В изменившихся контекстах жизни и культуры идеи, которые Владимир Мартынов с настойчивостью проводит в своих книгах и сочинениях последние четверть века, оказываются практически самоочевидными. Между тем поводом к разговору послужил его приезд в Воронеж на филармонический фестиваль камерной музыки «Воронежская камерата». Фестиваль был перенесен с конца апреля на начало октября — по понятным причинам. В городе стояла роскошная золотая осень, светило солнце, ласково шумела листва, и думать о конце света как-то не хотелось. Чудилось, что жизнь налаживается: вот и фестиваль идет своим чередом, хоть программа несколько изменилась по сравнению с апрельской: кто-то заболел, кто-то не смог прилететь из Европы.

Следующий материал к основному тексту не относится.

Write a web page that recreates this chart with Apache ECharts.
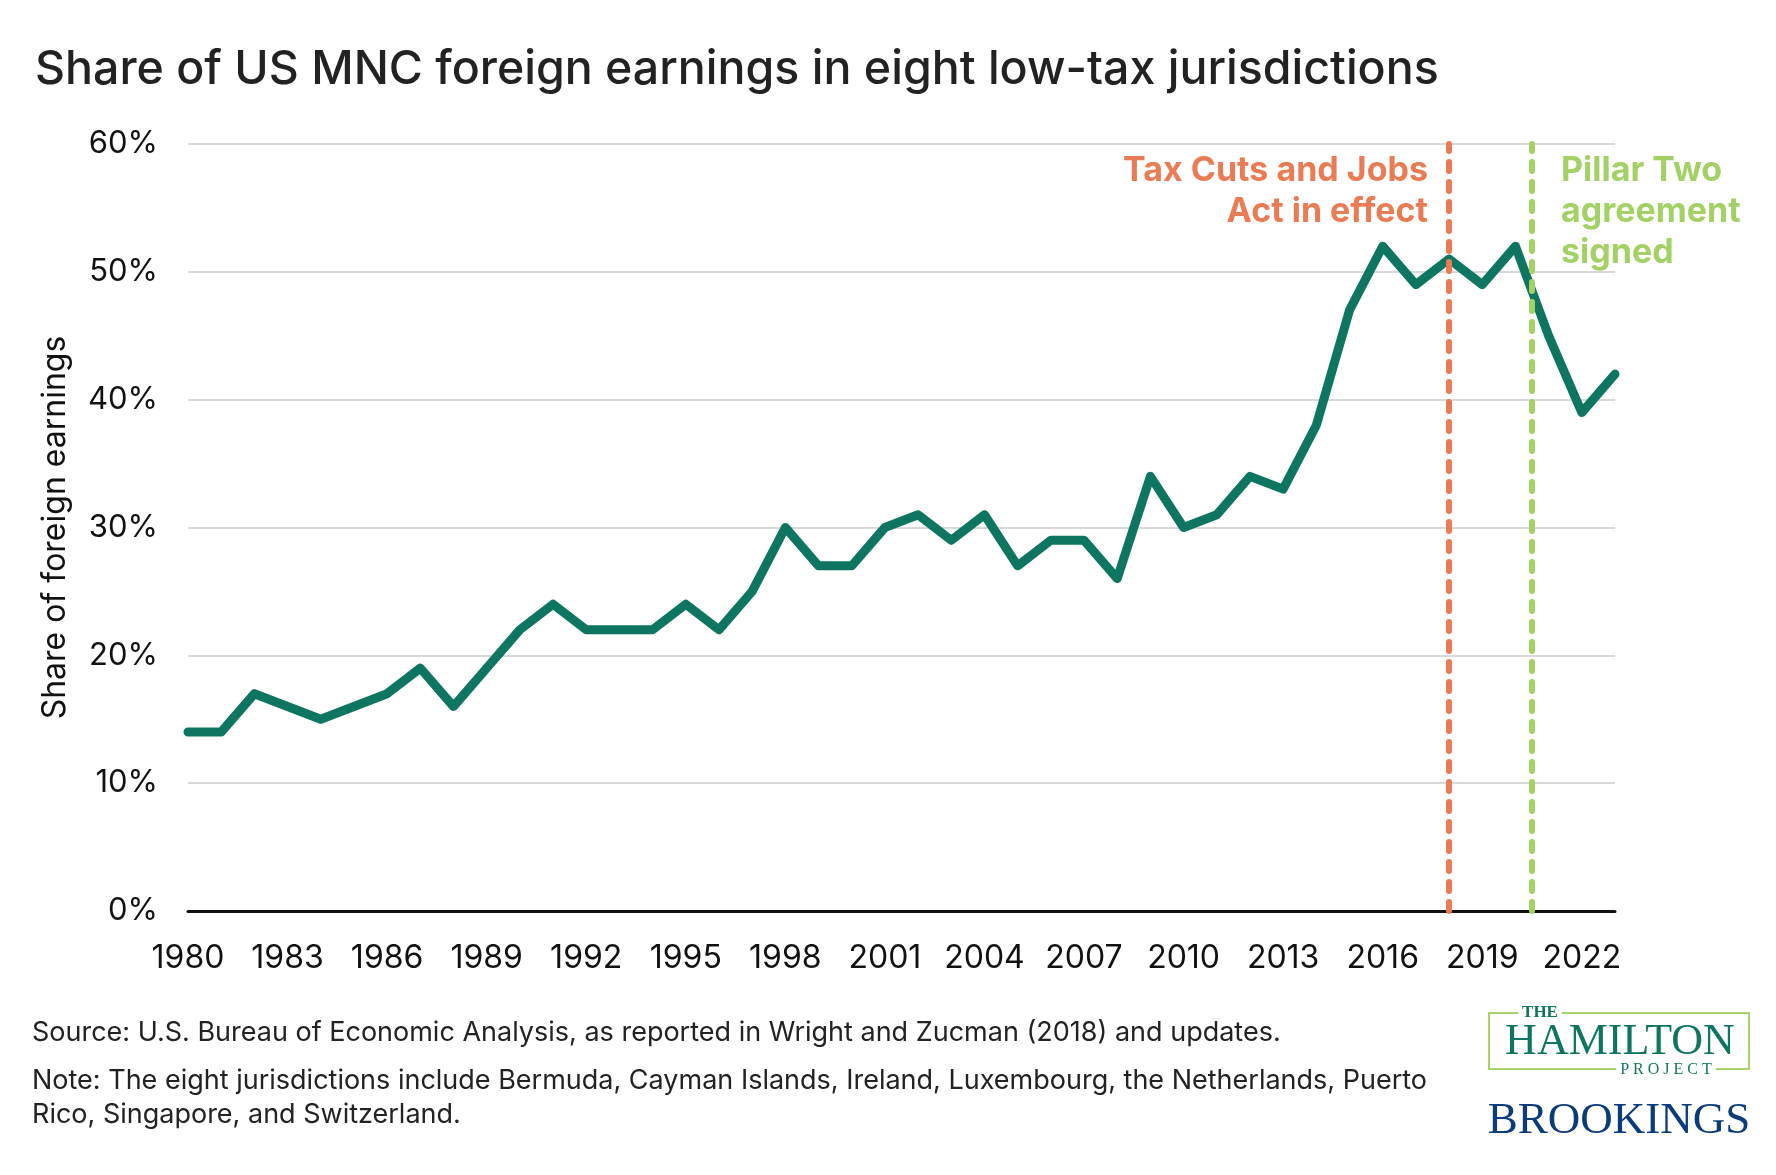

В его программе ансамбль Татьяны Гринденко «Академия старинной музыки» играл малоизвестные «Фантазии» Перселла для различных струнных составов. Изощренная полифония ренессансного толка оттеняла музыку Мартынова к спектаклю Анатолия Васильева «Старик и море», дополненную его же фортепианной пьесой, написанной к юбилею Юрия Любимова. За роялем сидел автор.
— Ваши книги последних лет — включая «Безмолвие как бы на полчаса. Письма из Нефели», изданные в 2018 году, — сегодня воспринимаются как довольно точные прогнозы. Человечество, несомненно, находится на пороге какого-то важного перелома. Как бы вы охарактеризовали ситуацию, в которой мы все пребываем вот уже более восьми месяцев? К каким изменениям в жизни общества и человечества это приведет? И — так как все мы живем внутри неких музыкальных и художественных процессов — как будут переформатироваться и функционировать в изменившихся условиях привычные культурные институции?

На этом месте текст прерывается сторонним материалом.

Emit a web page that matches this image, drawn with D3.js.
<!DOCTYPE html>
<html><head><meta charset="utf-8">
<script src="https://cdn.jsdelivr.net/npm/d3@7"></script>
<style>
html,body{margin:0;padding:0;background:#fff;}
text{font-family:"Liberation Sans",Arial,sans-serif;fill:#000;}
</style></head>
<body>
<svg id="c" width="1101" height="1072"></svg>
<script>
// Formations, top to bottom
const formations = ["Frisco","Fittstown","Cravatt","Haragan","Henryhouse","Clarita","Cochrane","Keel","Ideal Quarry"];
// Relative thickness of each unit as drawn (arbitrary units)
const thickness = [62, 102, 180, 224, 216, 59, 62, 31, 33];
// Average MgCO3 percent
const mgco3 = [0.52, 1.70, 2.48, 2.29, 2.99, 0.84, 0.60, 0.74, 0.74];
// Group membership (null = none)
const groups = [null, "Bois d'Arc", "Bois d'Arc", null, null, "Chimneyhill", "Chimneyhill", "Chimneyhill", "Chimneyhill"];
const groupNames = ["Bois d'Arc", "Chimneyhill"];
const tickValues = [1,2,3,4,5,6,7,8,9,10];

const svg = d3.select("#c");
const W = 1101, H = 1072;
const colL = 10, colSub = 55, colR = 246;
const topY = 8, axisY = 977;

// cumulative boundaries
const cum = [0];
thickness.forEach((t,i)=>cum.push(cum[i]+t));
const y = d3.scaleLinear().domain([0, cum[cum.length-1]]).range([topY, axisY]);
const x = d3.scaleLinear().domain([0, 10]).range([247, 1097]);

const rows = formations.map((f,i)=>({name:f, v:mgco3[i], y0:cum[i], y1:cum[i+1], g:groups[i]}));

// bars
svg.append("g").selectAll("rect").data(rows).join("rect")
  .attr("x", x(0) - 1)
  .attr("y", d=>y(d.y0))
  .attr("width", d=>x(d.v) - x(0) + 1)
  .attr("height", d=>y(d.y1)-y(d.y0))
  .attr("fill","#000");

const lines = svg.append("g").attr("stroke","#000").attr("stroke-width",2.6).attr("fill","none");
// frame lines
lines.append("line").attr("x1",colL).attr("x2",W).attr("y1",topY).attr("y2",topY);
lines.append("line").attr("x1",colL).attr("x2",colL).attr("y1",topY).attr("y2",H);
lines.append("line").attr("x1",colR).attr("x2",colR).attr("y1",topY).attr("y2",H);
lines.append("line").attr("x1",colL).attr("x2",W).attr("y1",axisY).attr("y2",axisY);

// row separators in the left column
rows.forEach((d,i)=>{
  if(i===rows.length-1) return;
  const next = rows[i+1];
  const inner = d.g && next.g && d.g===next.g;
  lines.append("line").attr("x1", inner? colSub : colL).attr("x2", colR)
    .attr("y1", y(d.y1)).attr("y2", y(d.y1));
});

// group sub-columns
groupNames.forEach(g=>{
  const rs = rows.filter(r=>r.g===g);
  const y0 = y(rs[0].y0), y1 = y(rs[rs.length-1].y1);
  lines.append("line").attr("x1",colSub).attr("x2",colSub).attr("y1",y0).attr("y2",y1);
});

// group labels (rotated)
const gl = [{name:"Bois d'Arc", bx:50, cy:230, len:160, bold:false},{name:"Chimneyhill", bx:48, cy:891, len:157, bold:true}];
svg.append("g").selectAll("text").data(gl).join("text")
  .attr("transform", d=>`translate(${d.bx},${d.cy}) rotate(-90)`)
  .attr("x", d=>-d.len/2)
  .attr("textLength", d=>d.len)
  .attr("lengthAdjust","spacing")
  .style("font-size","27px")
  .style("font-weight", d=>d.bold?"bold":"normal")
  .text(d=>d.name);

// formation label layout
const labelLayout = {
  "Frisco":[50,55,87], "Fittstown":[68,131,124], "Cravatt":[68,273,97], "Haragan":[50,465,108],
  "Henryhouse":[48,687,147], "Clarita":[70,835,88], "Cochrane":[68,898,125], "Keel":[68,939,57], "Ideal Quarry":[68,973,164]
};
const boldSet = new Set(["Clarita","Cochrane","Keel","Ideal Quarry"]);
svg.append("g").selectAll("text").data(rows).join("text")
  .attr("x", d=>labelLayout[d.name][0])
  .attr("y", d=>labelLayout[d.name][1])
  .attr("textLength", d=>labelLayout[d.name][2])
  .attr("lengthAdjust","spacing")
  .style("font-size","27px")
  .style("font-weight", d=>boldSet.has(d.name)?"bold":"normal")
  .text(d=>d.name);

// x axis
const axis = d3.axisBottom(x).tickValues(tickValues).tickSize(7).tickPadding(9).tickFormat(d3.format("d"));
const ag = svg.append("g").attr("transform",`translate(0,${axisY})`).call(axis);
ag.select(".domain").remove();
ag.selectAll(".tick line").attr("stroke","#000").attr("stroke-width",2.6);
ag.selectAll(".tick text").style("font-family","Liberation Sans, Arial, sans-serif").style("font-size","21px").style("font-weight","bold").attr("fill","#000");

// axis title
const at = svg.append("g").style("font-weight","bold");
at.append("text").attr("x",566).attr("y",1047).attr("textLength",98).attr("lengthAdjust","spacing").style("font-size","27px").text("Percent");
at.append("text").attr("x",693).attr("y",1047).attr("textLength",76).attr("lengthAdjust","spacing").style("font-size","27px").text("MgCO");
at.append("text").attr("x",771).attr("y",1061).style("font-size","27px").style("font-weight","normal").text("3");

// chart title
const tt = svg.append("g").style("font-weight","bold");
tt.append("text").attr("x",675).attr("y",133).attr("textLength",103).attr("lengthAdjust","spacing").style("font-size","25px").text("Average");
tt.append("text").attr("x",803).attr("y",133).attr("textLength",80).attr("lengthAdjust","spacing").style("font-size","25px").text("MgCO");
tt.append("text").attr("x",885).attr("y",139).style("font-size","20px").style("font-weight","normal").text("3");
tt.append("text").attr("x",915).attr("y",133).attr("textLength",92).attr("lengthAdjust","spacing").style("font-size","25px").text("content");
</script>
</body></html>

— Идеи, которые я пытаюсь донести, — не совсем мои. Эти идеи уже довольно давно владеют интеллектуальным слоем общества — если не всем, то довольно значительной его частью. В конце прошлого века возникла целая философия конца света — от концепции конца истории Фукуямы и до Тимоти Мортона, который изложил главные ее постулаты в своих книгах «Гиперобъекты» и «Философия после конца света».
Дело в том, что конец света уже наступил. Он может выглядеть по-разному. Представление о том, что вот прилетит астероид, выжжет Землю дотла и тогда всему придет конец одномоментно, весьма примитивно и однобоко, я бы сказал. Конец света может принимать самые разные формы: в частности, форму долгой, вялотекущей пандемии.
Да, на наших глазах отмирает много такого, к чему мы привыкли. Возможно, когда отменят карантинные ограничения, что-то частично восстановится. Но надо сознавать, что концертные, театральные, музейные практики уже никогда не будут прежними. Мы не можем точно предсказать, какие новые форматы возникнут. Сейчас мы, например, наблюдаем возникновение различных форм дистанционного общения и обучения. Все переместились в онлайн: кто-то пытается играть ансамбли в зуме, кто-то — создавать театральные спектакли и новые форматы коммуникации со зрителем на собственной кухне… порой это выглядит довольно комично. И если лекции еще можно некоторое время читать в зуме, то обучать по-настоящему, в привычном смысле, по зуму нельзя.
То есть можно — но это будет совсем другое обучение и другое образование, в котором человеческий компонент, тактильное в широком смысле слова отношение педагога к ученику, этот контакт «глаза в глаза», в общем-то исчезнет. Уж не говоря об уроках фортепиано в младших классах, где ребенку элементарно надо поставить руку…
— Похожая ситуация описывается в некоторых романах-антиутопиях, один из примеров — «Возможность острова» Мишеля Уэльбека…
— Да, и это естественный ход вещей, которому не стоит ужасаться. Просто принять как данность. Сесть и подумать, как наши дела будут выглядеть в ближайшем будущем. Музыкантские, концертные, исполнительские практики, все институции, связанные с презентацией, примут иной вид.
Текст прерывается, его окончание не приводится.